Completely Blind

I’m lying there in bed, wide awake, I had been tossing and turning for sometime and finally just resolved myself to getting out of bed because there was going to be no further sleeping. I look at my pump, it’s 3:33. I had only gotten 5 and a half hours of sleep. Not quite enough for me to make it through the day and yet I had no clue why I was so wide awake.

I got out of bed, went to the computer surfed around, checked email, and was quickly boreded by the monotonousness of doing such a thing at not quite 4 AM in the morning.

I wondered out to the kitchen, grabbed a diet 7up and decided that I needed to go back to bed, I needed to sleep at least 3 more hours.

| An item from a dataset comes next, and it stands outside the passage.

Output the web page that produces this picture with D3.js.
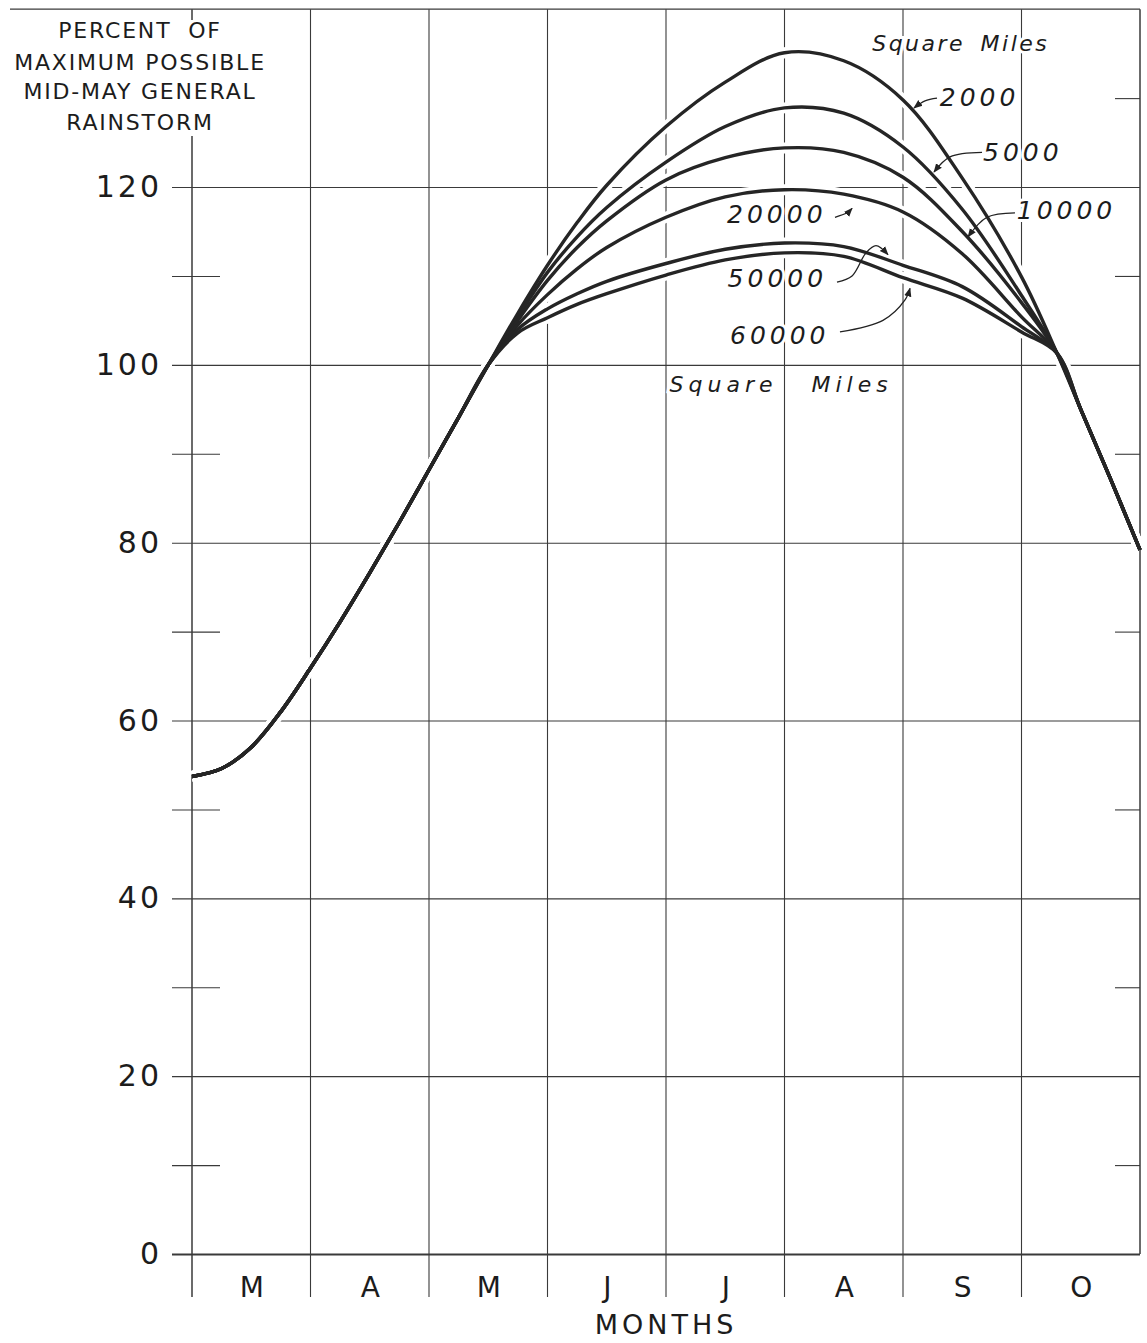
<!DOCTYPE html>
<html>
<head>
<meta charset="utf-8">
<script src="https://cdn.jsdelivr.net/npm/d3@7"></script>
<style>
  body { margin: 0; background: #fff; }
  svg text { font-family: "DejaVu Sans", sans-serif; fill: #1c1c1c; }
</style>
</head>
<body>
<div id="chart"></div>
<script>
// month letters, x position is months counted from 1 March
const months = ["M", "A", "M", "J", "J", "A", "S", "O"];
const yTicks = [0, 20, 40, 60, 80, 100, 120];
const yMinor = [10, 30, 50, 70, 90, 110, 130];

// rising limb common to every area
const riseX = [0, 0.25, 0.5, 0.75, 1, 1.25, 1.5, 1.75, 2, 2.25];
const riseY = [53.7, 54.6, 57.0, 61.0, 65.9, 71.1, 76.6, 82.3, 88.2, 94.1];

// part where the area curves separate
const splitX = [2.5, 2.75, 3, 3.25, 3.5, 4, 4.5, 5, 5.5, 6, 6.5, 7, 7.3];
const areas = ["2000", "5000", "10000", "20000", "50000", "60000"];
const pct2000  = [100, 105.8, 111.2, 116.0, 120.2, 126.8, 131.8, 135.1, 134.2, 129.8, 121.0, 109.9, 101.3];
const pct5000  = [100, 105.4, 110.4, 114.4, 117.7, 122.8, 126.8, 128.9, 128.3, 124.5, 117.5, 107.8, 101.3];
const pct10000 = [100, 105.0, 109.5, 113.2, 116.2, 120.8, 123.3, 124.4, 123.9, 121.1, 115.0, 107.0, 101.3];
const pct20000 = [100, 104.5, 107.9, 110.8, 113.2, 116.6, 118.9, 119.7, 119.2, 117.2, 112.5, 105.4, 101.3];
const pct50000 = [100, 104.0, 106.3, 108.0, 109.4, 111.4, 113.0, 113.7, 113.3, 111.2, 108.8, 104.3, 101.3];
const pct60000 = [100, 103.6, 105.3, 106.8, 108.0, 110.1, 111.8, 112.6, 112.2, 109.8, 107.5, 103.7, 101.3];

// falling limb common to every area
const fallX = [7.5, 7.75, 8];
const fallY = [95.0, 87.2, 79.2];

// curve labels (month, percent) and their leader arrows
const labelAt = {
  "2000":  [6.31, 129.1], "5000": [6.675, 122.95], "10000": [6.96, 116.4],
  "20000": [4.515, 115.9], "50000": [4.52, 108.8], "60000": [4.54, 102.4]
};
const arrows = [
  [[6.287, 130.0], [6.186, 129.7], [6.093, 128.9]],
  [[6.667, 123.9], [6.397, 123.4], [6.262, 121.7]],
  [[6.945, 117.1], [6.709, 116.6], [6.549, 114.4]],
  [[5.426, 116.6], [5.527, 117.1], [5.570, 117.6]],
  [[5.443, 109.3], [5.570, 110.0], [5.688, 112.6], [5.772, 113.4], [5.873, 112.4]],
  [[5.468, 103.7], [5.831, 105.0], [6.017, 107.3], [6.059, 108.6]]
];
const unitTop = [5.74, 135.3];
const unitBottom = [4.03, 97.0];

const seriesValues = [pct2000, pct5000, pct10000, pct20000, pct50000, pct60000];

const width = 1147, height = 1343;
const x = d3.scaleLinear().domain([0, 8]).range([192, 1140]);
const y = d3.scaleLinear().domain([0, 140]).range([1254, 9.2]);

const svg = d3.select("#chart").append("svg")
  .attr("width", width)
  .attr("height", height)
  .attr("viewBox", [0, 0, width, height]);

const gridColor = "#3a3a3a";

// horizontal grid + tick labels
const yAxis = svg.append("g")
  .attr("transform", `translate(${x(8)},0)`)
  .call(d3.axisLeft(y).tickValues(yTicks).tickSize(x(8) - x(0) + 20).tickPadding(10))
  .call(g => g.select(".domain").remove());
yAxis.selectAll("line").attr("stroke", gridColor).attr("stroke-width", d => d === 0 ? 2 : 1.1);
yAxis.selectAll("text")
  .attr("font-size", 30)
  .attr("font-family", "DejaVu Sans")
  .attr("letter-spacing", 3)
  .attr("fill", "#1c1c1c");

// minor ticks at the ten-percent marks, both edges
svg.append("g")
  .attr("transform", `translate(${x(0) + 28},0)`)
  .call(d3.axisLeft(y).tickValues(yMinor).tickSize(48).tickFormat(""))
  .call(g => g.select(".domain").remove())
  .selectAll("line").attr("stroke", gridColor).attr("stroke-width", 1.1);
svg.append("g")
  .attr("transform", `translate(${x(8)},0)`)
  .call(d3.axisLeft(y).tickValues(yMinor).tickSize(25).tickFormat(""))
  .call(g => g.select(".domain").remove())
  .selectAll("line").attr("stroke", gridColor).attr("stroke-width", 1.1);

// top border
svg.append("line")
  .attr("x1", 10).attr("x2", x(8))
  .attr("y1", y(140)).attr("y2", y(140))
  .attr("stroke", gridColor).attr("stroke-width", 1.3);

// vertical month dividers
svg.append("g").selectAll("line")
  .data(d3.range(9))
  .join("line")
  .attr("x1", d => x(d)).attr("x2", d => x(d))
  .attr("y1", y(140))
  .attr("y2", d => d === 8 ? y(0) : y(0) + 43)
  .attr("stroke", gridColor)
  .attr("stroke-width", d => d === 0 || d === 8 ? 1.5 : 1.1);

// month letters
const xAxis = svg.append("g")
  .attr("transform", `translate(0,${y(0)})`)
  .call(d3.axisBottom(x).tickValues(d3.range(8).map(i => i + 0.5))
    .tickSize(0).tickPadding(23).tickFormat((d, i) => months[i]))
  .call(g => g.select(".domain").remove());
xAxis.selectAll("text")
  .attr("font-size", 28)
  .attr("font-family", "DejaVu Sans")
  .attr("fill", "#1c1c1c");

svg.append("text")
  .attr("x", x(4)).attr("y", 1334)
  .attr("text-anchor", "middle")
  .attr("font-size", 27)
  .attr("letter-spacing", 4)
  .text("MONTHS");

// title block, blanks the axis line behind it
svg.append("rect")
  .attr("x", 0).attr("y", 20).attr("width", 285).attr("height", 116)
  .attr("fill", "#fff");
const titleLines = ["PERCENT OF", "MAXIMUM POSSIBLE", "MID-MAY GENERAL", "RAINSTORM"];
svg.append("g").selectAll("text")
  .data(titleLines)
  .join("text")
  .attr("x", 140)
  .attr("y", (d, i) => [38, 70, 99, 130][i])
  .attr("text-anchor", "middle")
  .attr("font-size", 22)
  .attr("letter-spacing", 1.8)
  .attr("word-spacing", (d, i) => i === 0 ? 8 : 0)
  .text(d => d);

// curves
const line = d3.line()
  .x(d => x(d[0]))
  .y(d => y(d[1]))
  .curve(d3.curveCatmullRom.alpha(0.5));

const curves = seriesValues.map(vals =>
  riseX.map((d, i) => [d, riseY[i]])
    .concat(splitX.map((d, i) => [d, vals[i]]))
    .concat(fallX.map((d, i) => [d, fallY[i]]))
);

svg.append("g").selectAll("path")
  .data(curves)
  .join("path")
  .attr("d", line)
  .attr("fill", "none")
  .attr("stroke", "#fff")
  .attr("stroke-width", 11);

svg.append("g").selectAll("path")
  .data(curves)
  .join("path")
  .attr("d", line)
  .attr("fill", "none")
  .attr("stroke", "#252525")
  .attr("stroke-width", 3.4)
  .attr("stroke-linejoin", "round");

// arrows
svg.append("defs").append("marker")
  .attr("id", "head")
  .attr("viewBox", "0 0 10 10")
  .attr("refX", 9).attr("refY", 5)
  .attr("markerWidth", 9).attr("markerHeight", 9)
  .attr("markerUnits", "userSpaceOnUse")
  .attr("orient", "auto")
  .append("path")
  .attr("d", "M0,1 L10,5 L0,9 z")
  .attr("fill", "#222");

const arrowLine = d3.line()
  .x(d => x(d[0]))
  .y(d => y(d[1]))
  .curve(d3.curveCatmullRom);

svg.append("g").selectAll("path")
  .data(arrows)
  .join("path")
  .attr("d", arrowLine)
  .attr("fill", "none")
  .attr("stroke", "#222")
  .attr("stroke-width", 1.3)
  .attr("marker-end", "url(#head)");

// area labels
svg.append("g").selectAll("text")
  .data(areas)
  .join("text")
  .attr("x", d => x(labelAt[d][0]))
  .attr("y", d => y(labelAt[d][1]))
  .attr("font-size", 25)
  .attr("font-style", "italic")
  .attr("letter-spacing", 4)
  .attr("stroke", "#fff")
  .attr("stroke-width", 6)
  .attr("paint-order", "stroke")
  .text(d => d);

svg.append("text")
  .attr("x", x(unitTop[0])).attr("y", y(unitTop[1]))
  .attr("font-size", 22)
  .attr("font-style", "italic")
  .attr("letter-spacing", 2.5)
  .attr("word-spacing", 6)
  .attr("stroke", "#fff").attr("stroke-width", 6).attr("paint-order", "stroke")
  .text("Square Miles");

svg.append("text")
  .attr("x", x(unitBottom[0])).attr("y", y(unitBottom[1]))
  .attr("font-size", 22)
  .attr("font-style", "italic")
  .attr("letter-spacing", 5)
  .attr("word-spacing", 22)
  .attr("stroke", "#fff").attr("stroke-width", 6).attr("paint-order", "stroke")
  .text("Square Miles");
</script>
</body>
</html>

It just wasn’t happening…it was 4:15 when I decided that perhaps, just perhaps, I should check my blood, maybe something was wrong. Doing so revealed that I was low. 57 to be exact. I wondered back out to the kitchen for a juice box before I drank it and went back to bed.

I was completely blind to the symptoms of that middle of the night low. Me waking up and being WIDE AWAKE at 3 am didn’t seem like a symptom to me, it didn’t even register on my mind to stop and think about checking my blood. My brain was alert instead of the usual sluggishness that it gets when I wake up low in the middle of the night.

This is a new symptom for me for middle of the night lows. I’m grateful that I woke up because that means I didn’t have a seizure. In the future I just have to remember that if I wake up and I’m wide awake in the middle of the night for a seemingly no good reason, I just need to check my blood.

2 Responses to “Completely Blind”

  1. Kathy Says:

    I have the same symptom–usually I notice it when I’m trying to fall asleep earlier in the evening, though. Good thing you caught it!

  2. Minnesota Nice Says:

    Yes, I have had similar experiences. And, since I also have “regular” insomnia it’s hard to tell the difference. And, as you said, there is a certain clarity about the state of awakeness from a nighttime hypo - isn’t that just the weirdest - when your usual symptoms are fuzzy thinking………………. argh.